> **Stated exercise**: Without the pictures, return all of the material exactly as written.

> **Data for this exercise**:
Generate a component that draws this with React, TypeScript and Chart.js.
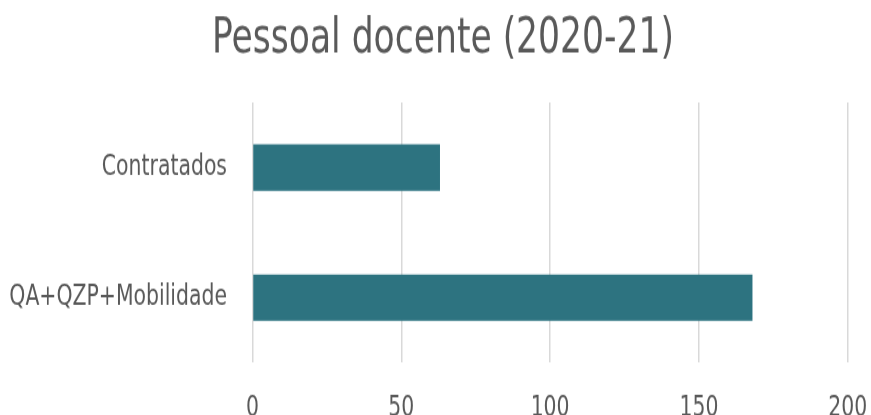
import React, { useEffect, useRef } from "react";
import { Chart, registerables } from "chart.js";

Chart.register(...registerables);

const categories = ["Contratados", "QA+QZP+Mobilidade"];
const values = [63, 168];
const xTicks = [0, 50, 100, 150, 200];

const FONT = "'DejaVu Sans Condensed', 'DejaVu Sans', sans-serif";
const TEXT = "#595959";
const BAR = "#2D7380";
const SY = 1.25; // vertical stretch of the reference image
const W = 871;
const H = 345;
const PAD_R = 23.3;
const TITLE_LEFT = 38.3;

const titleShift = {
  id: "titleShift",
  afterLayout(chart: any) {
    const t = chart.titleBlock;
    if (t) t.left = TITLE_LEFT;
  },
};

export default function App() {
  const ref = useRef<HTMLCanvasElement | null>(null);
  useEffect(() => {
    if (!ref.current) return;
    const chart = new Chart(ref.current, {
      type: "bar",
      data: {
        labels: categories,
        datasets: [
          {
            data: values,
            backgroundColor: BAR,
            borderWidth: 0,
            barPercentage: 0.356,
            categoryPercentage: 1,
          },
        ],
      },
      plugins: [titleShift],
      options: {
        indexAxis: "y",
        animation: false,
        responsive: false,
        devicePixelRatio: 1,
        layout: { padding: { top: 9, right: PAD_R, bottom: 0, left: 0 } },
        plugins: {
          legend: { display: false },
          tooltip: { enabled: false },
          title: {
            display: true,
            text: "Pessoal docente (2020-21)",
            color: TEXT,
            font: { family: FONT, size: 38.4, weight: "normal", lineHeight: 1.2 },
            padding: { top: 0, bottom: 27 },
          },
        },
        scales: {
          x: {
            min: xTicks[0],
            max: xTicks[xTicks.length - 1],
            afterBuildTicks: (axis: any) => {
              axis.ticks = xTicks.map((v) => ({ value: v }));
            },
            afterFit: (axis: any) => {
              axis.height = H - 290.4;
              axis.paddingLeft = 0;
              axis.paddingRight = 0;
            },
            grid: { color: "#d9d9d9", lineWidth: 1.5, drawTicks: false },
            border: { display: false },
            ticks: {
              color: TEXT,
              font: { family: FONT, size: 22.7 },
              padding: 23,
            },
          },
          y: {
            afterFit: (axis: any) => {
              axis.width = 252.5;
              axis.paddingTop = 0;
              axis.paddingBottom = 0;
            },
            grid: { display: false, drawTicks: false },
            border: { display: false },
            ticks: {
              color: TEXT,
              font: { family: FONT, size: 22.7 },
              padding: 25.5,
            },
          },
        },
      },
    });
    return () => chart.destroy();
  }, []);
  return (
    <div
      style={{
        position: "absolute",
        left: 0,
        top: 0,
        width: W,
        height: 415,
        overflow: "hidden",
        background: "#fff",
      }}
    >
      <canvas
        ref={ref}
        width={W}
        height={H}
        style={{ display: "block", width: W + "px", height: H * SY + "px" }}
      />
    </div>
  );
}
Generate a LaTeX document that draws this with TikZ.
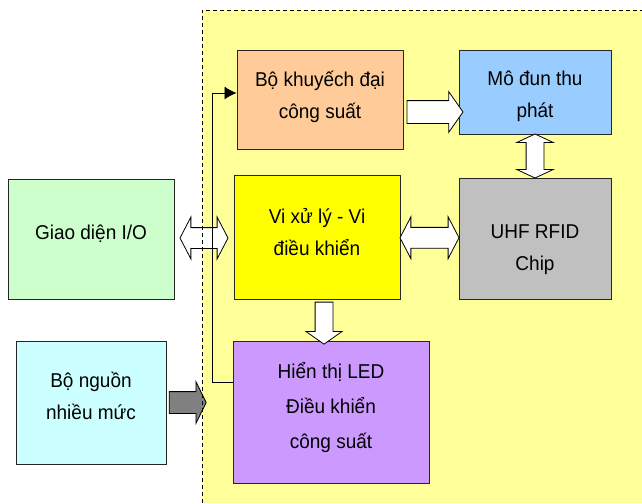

> **The reply**:
Generate a component that draws this with React, TypeScript and Chart.js.
import React, { useEffect, useRef } from "react";
import { Chart, registerables } from "chart.js";

Chart.register(...registerables);

const categories = ["Contratados", "QA+QZP+Mobilidade"];
const values = [63, 168];
const xTicks = [0, 50, 100, 150, 200];

const FONT = "'DejaVu Sans Condensed', 'DejaVu Sans', sans-serif";
const TEXT = "#595959";
const BAR = "#2D7380";
const SY = 1.25; // vertical stretch of the reference image
const W = 871;
const H = 345;
const PAD_R = 23.3;
const TITLE_LEFT = 38.3;

const titleShift = {
  id: "titleShift",
  afterLayout(chart: any) {
    const t = chart.titleBlock;
    if (t) t.left = TITLE_LEFT;
  },
};

export default function App() {
  const ref = useRef<HTMLCanvasElement | null>(null);
  useEffect(() => {
    if (!ref.current) return;
    const chart = new Chart(ref.current, {
      type: "bar",
      data: {
        labels: categories,
        datasets: [
          {
            data: values,
            backgroundColor: BAR,
            borderWidth: 0,
            barPercentage: 0.356,
            categoryPercentage: 1,
          },
        ],
      },
      plugins: [titleShift],
      options: {
        indexAxis: "y",
        animation: false,
        responsive: false,
        devicePixelRatio: 1,
        layout: { padding: { top: 9, right: PAD_R, bottom: 0, left: 0 } },
        plugins: {
          legend: { display: false },
          tooltip: { enabled: false },
          title: {
            display: true,
            text: "Pessoal docente (2020-21)",
            color: TEXT,
            font: { family: FONT, size: 38.4, weight: "normal", lineHeight: 1.2 },
            padding: { top: 0, bottom: 27 },
          },
        },
        scales: {
          x: {
            min: xTicks[0],
            max: xTicks[xTicks.length - 1],
            afterBuildTicks: (axis: any) => {
              axis.ticks = xTicks.map((v) => ({ value: v }));
            },
            afterFit: (axis: any) => {
              axis.height = H - 290.4;
              axis.paddingLeft = 0;
              axis.paddingRight = 0;
            },
            grid: { color: "#d9d9d9", lineWidth: 1.5, drawTicks: false },
            border: { display: false },
            ticks: {
              color: TEXT,
              font: { family: FONT, size: 22.7 },
              padding: 23,
            },
          },
          y: {
            afterFit: (axis: any) => {
              axis.width = 252.5;
              axis.paddingTop = 0;
              axis.paddingBottom = 0;
            },
            grid: { display: false, drawTicks: false },
            border: { display: false },
            ticks: {
              color: TEXT,
              font: { family: FONT, size: 22.7 },
              padding: 25.5,
            },
          },
        },
      },
    });
    return () => chart.destroy();
  }, []);
  return (
    <div
      style={{
        position: "absolute",
        left: 0,
        top: 0,
        width: W,
        height: 415,
        overflow: "hidden",
        background: "#fff",
      }}
    >
      <canvas
        ref={ref}
        width={W}
        height={H}
        style={{ display: "block", width: W + "px", height: H * SY + "px" }}
      />
    </div>
  );
}
Generate a LaTeX document that draws this with TikZ.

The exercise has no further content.